### [WHAT IS EXPECTED]
From the first line of the data below through the line holding "(top) at (345,40.5)", output each line exactly and leave the pictures out.

### [DATA SECTION]
════

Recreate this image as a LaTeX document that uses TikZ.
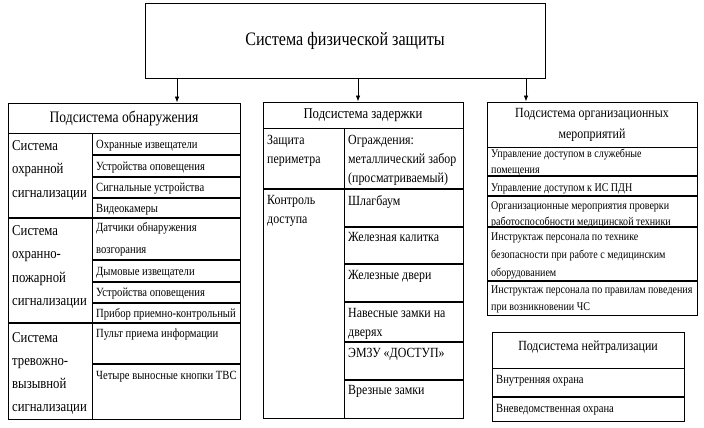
\documentclass[tikz,border=0pt]{standalone}
\usepackage{fontspec}
\setmainfont{Liberation Serif}[FakeStretch=0.85]
\usetikzlibrary{arrows.meta}
\newcommand\fsz[2]{\fontsize{#1}{#2}\selectfont}
\begin{document}
\begin{tikzpicture}[x=1pt,y=-1pt,
  frame/.style={draw=black,line width=0.9pt},
  hdr/.style={draw=black,line width=0.9pt,inner sep=0pt,align=center},
  inl/.style={draw=black,line width=1.1pt},
  sep/.style={draw=black,line width=1.6pt},
  arr/.style={draw=black,line width=0.8pt,-{Latex[length=6pt,width=4.5pt]}},
  tL/.style={anchor=north west,inner sep=0pt,align=left,font=\fsz{15}{23.5}},
  tR/.style={anchor=north west,inner sep=0pt,align=left,font=\fsz{12.5}{22}},
  tM/.style={anchor=north west,inner sep=0pt,align=left,font=\fsz{14}{19}},
  tO/.style={anchor=north west,inner sep=0pt,align=left,font=\fsz{11.8}{16}},
  tN/.style={anchor=north west,inner sep=0pt,align=left,font=\fsz{12.5}{16}}]
\useasboundingbox (0,0) rectangle (704,428);
\fill[white] (0,0) rectangle (704,428);

% top
\node[hdr,minimum width=400pt,minimum height=75pt,font=\fsz{19}{22}] (top) at (345,40.5) {Система физической защиты};

% headers
\node[hdr,minimum width=232pt,minimum height=30pt,font=\fsz{16}{20}] (hL) at (124,118) {Подсистема обнаружения};
\node[hdr,minimum width=200pt,minimum height=26pt,font=\fsz{15}{20}] (hM) at (363,115) {Подсистема задержки};
\node[hdr,minimum width=210pt,minimum height=45pt,font=\fsz{14}{21}] (hR) at (592,124.5) {Подсистема организационных\\мероприятий};
\node[hdr,minimum width=192pt,minimum height=36pt,text height=10pt,text depth=10pt,font=\fsz{14}{18}] (hN) at (588,350) {Подсистема нейтрализации};

% arrows
\coordinate (aL) at (177,0);
\coordinate (aM) at (358,0);
\coordinate (aR) at (526,0);
\draw[arr] (top.south -| aL) -- (hL.north -| aL);
\draw[arr] (top.south -| aM) -- (hM.north -| aM);
\draw[arr] (top.south -| aR) -- (hR.north -| aR);

% left body
\draw[frame] (8,133) rectangle (240,419);
\draw[frame] (92,133) -- (92,419);
\draw[inl] (92,155) -- (240,155);
\draw[inl] (92,177) -- (240,177);
\draw[inl] (92,198) -- (240,198);
\draw[sep] (8,218) -- (240,218);
\draw[inl] (92,260) -- (240,260);
\draw[inl] (92,282) -- (240,282);
\draw[inl] (92,303) -- (240,303);
\draw[sep] (8,323) -- (240,323);
\draw[inl] (92,364) -- (240,364);

\node[tL] (l1) at (12,140) {Система\\охранной\\сигнализации};
\node[tL] (l2) at (12,225) {Система\\охранно-\\пожарной\\сигнализации};
\node[tL,font=\fsz{15}{23}] (l3) at (12,332) {Система\\тревожно-\\вызывной\\сигнализации};

\node[tR] (r1) at (96,139.7) {Охранные извещатели};
\node[tR] (r2) at (96,161.7) {Устройства оповещения};
\node[tR] (r3) at (96,182.7) {Сигнальные устройства};
\node[tR] (r4) at (96,203.7) {Видеокамеры};
\node[tR] (r5) at (96,222.7) {Датчики обнаружения\\возгорания};
\node[tR] (r6) at (96,266.7) {Дымовые извещатели};
\node[tR] (r7) at (96,287.7) {Устройства оповещения};
\node[tR] (r8) at (96,308.7) {Прибор приемно-контрольный};
\node[tR] (r9) at (96,328.7) {Пульт приема информации};
\node[tR] (r10) at (96,370.7) {Четыре выносные кнопки ТВС};

% middle body
\draw[frame] (263,128) rectangle (463,418);
\draw[frame] (344,128) -- (344,418);
\draw[sep] (263,189) -- (463,189);
\draw[sep] (344,227) -- (463,227);
\draw[inl] (344,264) -- (463,264);
\draw[sep] (344,302) -- (463,302);
\draw[sep] (344,342) -- (463,342);
\draw[sep] (344,380) -- (463,380);

\node[tM] (m1) at (267,135.4) {Защита\\периметра};
\node[tM] (m2) at (348,135.4) {Ограждения:\\металлический забор\\(просматриваемый)};
\node[tM,font=\fsz{14}{18.5}] (m3) at (267,195.4) {Контроль\\доступа};
\node[tM] (m4) at (348,195.4) {Шлагбаум};
\node[tM] (m5) at (348,232.4) {Железная калитка};
\node[tM] (m6) at (348,270.4) {Железные двери};
\node[tM] (m7) at (348,308.4) {Навесные замки на\\дверях};
\node[tM] (m8) at (348,348.4) {ЭМЗУ «ДОСТУП»};
\node[tM] (m9) at (348,385.4) {Врезные замки};

% right body
\draw[frame] (487,147) rectangle (697,315);
\draw[inl] (487,176) -- (697,176);
\draw[inl] (487,196) -- (697,196);
\draw[inl] (487,227) -- (697,227);
\draw[inl] (487,281) -- (697,281);

\node[tO,font=\fsz{11.8}{15.5}] (o1) at (491,149) {Управление доступом в служебные\\помещения};
\node[tO] (o2) at (491,183) {Управление доступом к ИС ПДН};
\node[tO] (o3) at (491,201) {Организационные мероприятия проверки\\работоспособности медицинской техники};
\node[tO,font=\fsz{11.8}{18}] (o4) at (491,233) {Инструктаж персонала по технике\\безопасности при работе с медицинским\\оборудованием};
\node[tO,font=\fsz{11.8}{17}] (o5) at (491,286) {Инструктаж персонала по правилам поведения\\при возникновении ЧС};

% neutralization body
\draw[frame] (492,368) rectangle (684,421);
\draw[inl] (492,397) -- (684,397);
\node[tN] (n1) at (496,375) {Внутренняя охрана};
\node[tN] (n2) at (496,404) {Вневедомственная охрана};
\end{tikzpicture}
\end{document}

════

### [TASK RESPONSE]
Recreate this image as a LaTeX document that uses TikZ.
\documentclass[tikz,border=0pt]{standalone}
\usepackage{fontspec}
\setmainfont{Liberation Serif}[FakeStretch=0.85]
\usetikzlibrary{arrows.meta}
\newcommand\fsz[2]{\fontsize{#1}{#2}\selectfont}
\begin{document}
\begin{tikzpicture}[x=1pt,y=-1pt,
  frame/.style={draw=black,line width=0.9pt},
  hdr/.style={draw=black,line width=0.9pt,inner sep=0pt,align=center},
  inl/.style={draw=black,line width=1.1pt},
  sep/.style={draw=black,line width=1.6pt},
  arr/.style={draw=black,line width=0.8pt,-{Latex[length=6pt,width=4.5pt]}},
  tL/.style={anchor=north west,inner sep=0pt,align=left,font=\fsz{15}{23.5}},
  tR/.style={anchor=north west,inner sep=0pt,align=left,font=\fsz{12.5}{22}},
  tM/.style={anchor=north west,inner sep=0pt,align=left,font=\fsz{14}{19}},
  tO/.style={anchor=north west,inner sep=0pt,align=left,font=\fsz{11.8}{16}},
  tN/.style={anchor=north west,inner sep=0pt,align=left,font=\fsz{12.5}{16}}]
\useasboundingbox (0,0) rectangle (704,428);
\fill[white] (0,0) rectangle (704,428);

% top
\node[hdr,minimum width=400pt,minimum height=75pt,font=\fsz{19}{22}] (top) at (345,40.5) {Система физической защиты};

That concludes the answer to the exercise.